The hilly rugged landscape of Kafa ensures that its rivers tumble down mountainsides into majestic waterfalls. During and right after the rainy seasons the waterfalls are especially grand as the recent precipitation gushes downstream. The waterfalls create colourful rainbows and sends voice echoes booming through the surrounding valley. There are at least fourteen waterfalls in the Kafa Biosphere Reserve to visit including those at Barta, Shaki, Shimi, Mankira, and Woshi.




Volcanic activity in the Ethiopian Highlands has formed many hot springs in Kafa. Hot springs, which form from geo-thermally heated water, offer an excellent place to relax. Ethiopians believe the hot springs act as a cure for many ailments. Locals also regard some of the hot springs as holy sites and use them for bathing and recreation. Recommended hot springs to visit are located in Goa, Dadiban and Kesho.



Rafting trips present a great way to enjoy the surrounding region. In September and October, after the heavy rains, the rivers are high enough to produce whitewater rapids but tame enough that one can still enjoy the wildlife and villages along the river. It is advised to travel with a tour agency because they can ensure proper equipment, planning, and support. The tour agencies in Addis Ababa regularly run rafting trips from one to three weeks in length.

The Omo River, just outside the southeastern perimeter of the Reserve, flows from the Shewan Highlands in central Ethiopia into Lake Turkana which straddles the Kenya-Ethiopia border. This river falls around 6,000 meters over its course, which makes it relatively fast flowing and a popular location for rafting.




Interesting caves have also formed throughout Kafa Biosphere Reserve as underground streams slowly erode the soft limestone and weather the rocks. The caves are located in dense forests, and near springs and rivers. The people of the ancient Kafa Kingdom set up their defense structures nearby caves to add to their protection from invading enemies. In more recent history, locals have used caves, such as Wolla Shoba Cave, as shelters during the Italian occupation and as religious sites. Some caves have only re-cently been discovered, suggesting that more undiscovered caves exist. Caves in the Biosphere Reserve are located at Hawulti, Abagipo, Boirita, Gurguto, Yeshay, Gachinga, Dosha, Tuga, Elelo, and Tage Keto.
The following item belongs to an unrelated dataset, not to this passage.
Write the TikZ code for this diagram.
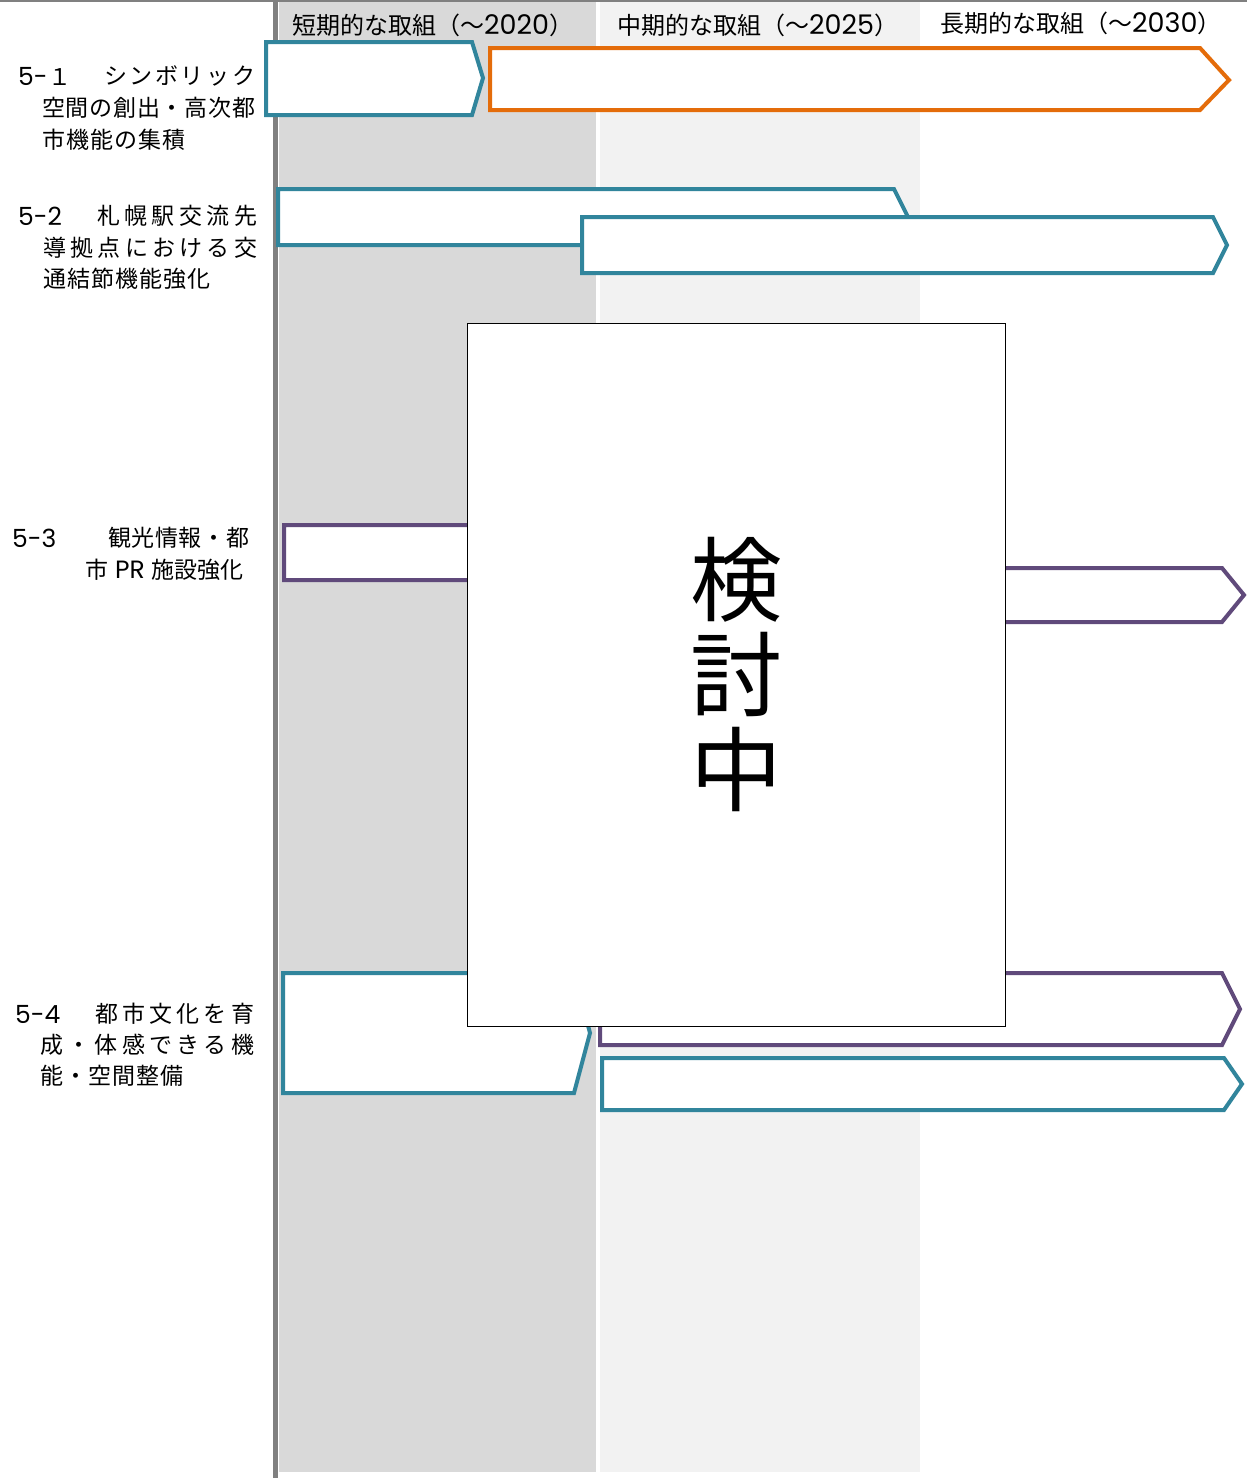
\documentclass[tikz,border=0pt]{standalone}
\usepackage{fontspec}
\setmainfont{Noto Sans CJK JP}
\newfontfamily\digfont{Poppins}
\definecolor{cTeal}{RGB}{49,133,156}
\definecolor{cOrange}{RGB}{228,108,10}
\definecolor{cPurple}{RGB}{96,74,123}
\definecolor{cDark}{RGB}{217,217,217}
\definecolor{cLight}{RGB}{242,242,242}
\definecolor{cBar}{RGB}{128,128,128}
\makeatletter
\newcommand\spreadtext[2]{\makebox[#1][s]{\let\spsep\relax\@tfor\spx:=#2\do{\spsep\spx\let\spsep\hfil}}}
\makeatother
\newcommand\hdig[1]{{\fontsize{27}{24}\selectfont\digfont #1}}
\tikzset{
  lab/.style={anchor=west, inner sep=0pt, font=\fontsize{23}{23}\selectfont},
  num/.style={anchor=west, inner sep=0pt, font=\fontsize{25}{23}\selectfont\digfont},
  hdr/.style={anchor=west, inner sep=0pt, font=\fontsize{24}{24}\selectfont},
  tbar/.style={line width=4pt, fill=white, line join=miter},
}
\begin{document}
\begin{tikzpicture}[x=1pt,y=-1pt]
\useasboundingbox (0,0) rectangle (1247,1483);
% columns
\fill[cDark] (279,2) rectangle (596,1472);
\fill[cLight] (600,2) rectangle (920,1472);
\fill[cBar] (273,0) rectangle (278,1478);
\draw[cBar, line width=2pt] (0,1) -- (1247,1);
% headers
\node[hdr] (h1) at (292,25) {短期的な取組（～\hdig{2020}）};
\node[hdr] (h2) at (617,25) {中期的な取組（～\hdig{2025}）};
\node[hdr] (h3) at (940,23) {長期的な取組（～\hdig{2030}）};
% row 5-1
\node[num] (n1) at (18,76) {5-\hspace{1pt}{\fontsize{23}{23}\selectfont\rmfamily １}};
\node[lab] (t1a) at (104,76) {\spreadtext{151pt}{シンボリック}};
\node[lab] (t1b) at (42,108) {\spreadtext{213pt}{空間の創出・高次都}};
\node[lab] (t1c) at (42,140) {\spreadtext{143pt}{市機能の集積}};
\draw[tbar, draw=cTeal] (266,42) -- (472,42) -- (483,78) -- (472,115) -- (266,115) -- cycle;
\draw[tbar, draw=cOrange] (490,48) -- (1200,48) -- (1229,80) -- (1200,110) -- (490,110) -- cycle;
% row 5-2
\node[num] (n2) at (18,216) {5-2};
\node[lab] (t2a) at (97,216) {\spreadtext{160pt}{札幌駅交流先}};
\node[lab] (t2b) at (43,248) {\spreadtext{214pt}{導拠点における交}};
\node[lab] (t2c) at (43,279) {\spreadtext{167pt}{通結節機能強化}};
\draw[tbar, draw=cTeal] (278,189) -- (894,189) -- (908,217) -- (894,245) -- (278,245) -- cycle;
\draw[tbar, draw=cTeal] (582,217) -- (1213,217) -- (1227,245) -- (1213,273) -- (582,273) -- cycle;
% row 5-3
\node[num] (n3) at (12,538) {5-3};
\node[lab] (t3a) at (108,538) {\spreadtext{141pt}{観光情報・都}};
\node[lab] (t3b) at (85,570) {市\hspace{7pt}{\fontsize{25}{23}\selectfont\digfont PR}\hspace{7pt}施設強化};
\draw[tbar, draw=cPurple] (284,525) -- (700,525) -- (715,552) -- (700,580) -- (284,580) -- cycle;
\draw[tbar, draw=cPurple] (600,568) -- (1222,568) -- (1244,595) -- (1222,622) -- (600,622) -- cycle;
% row 5-4
\node[num] (n4) at (15,1014) {5-4};
\node[lab] (t4a) at (95,1014) {\spreadtext{159pt}{都市文化を育}};
\node[lab] (t4b) at (40,1045) {\spreadtext{214pt}{成・体感できる機}};
\node[lab] (t4c) at (40,1076) {\spreadtext{143pt}{能・空間整備}};
\draw[tbar, draw=cTeal] (283,973) -- (574,973) -- (590,1033) -- (574,1093) -- (283,1093) -- cycle;
\draw[tbar, draw=cPurple] (600,973) -- (1222,973) -- (1240,1009) -- (1222,1045) -- (600,1045) -- cycle;
\draw[tbar, draw=cTeal] (602,1058) -- (1224,1058) -- (1242,1084) -- (1224,1110) -- (602,1110) -- cycle;
% box
\node[draw=black, line width=1pt, fill=white, minimum width=538pt, minimum height=703pt, inner sep=0pt, align=center, font=\fontsize{92}{95}\selectfont] (box) at (736,674.5) {検\\討\\中};
\end{tikzpicture}
\end{document}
Several natural bridges have developed in Kafa, which form above ground when water and wind erode rocks. Rock arches are interesting sites as many are walled by towering cliffs. Besides their own beauty, these natural bridges offer excellent panoramic views of the surrounding area. One natural bridge is located at Guguto and is locally named Gurgutto, which means God’s Bridge.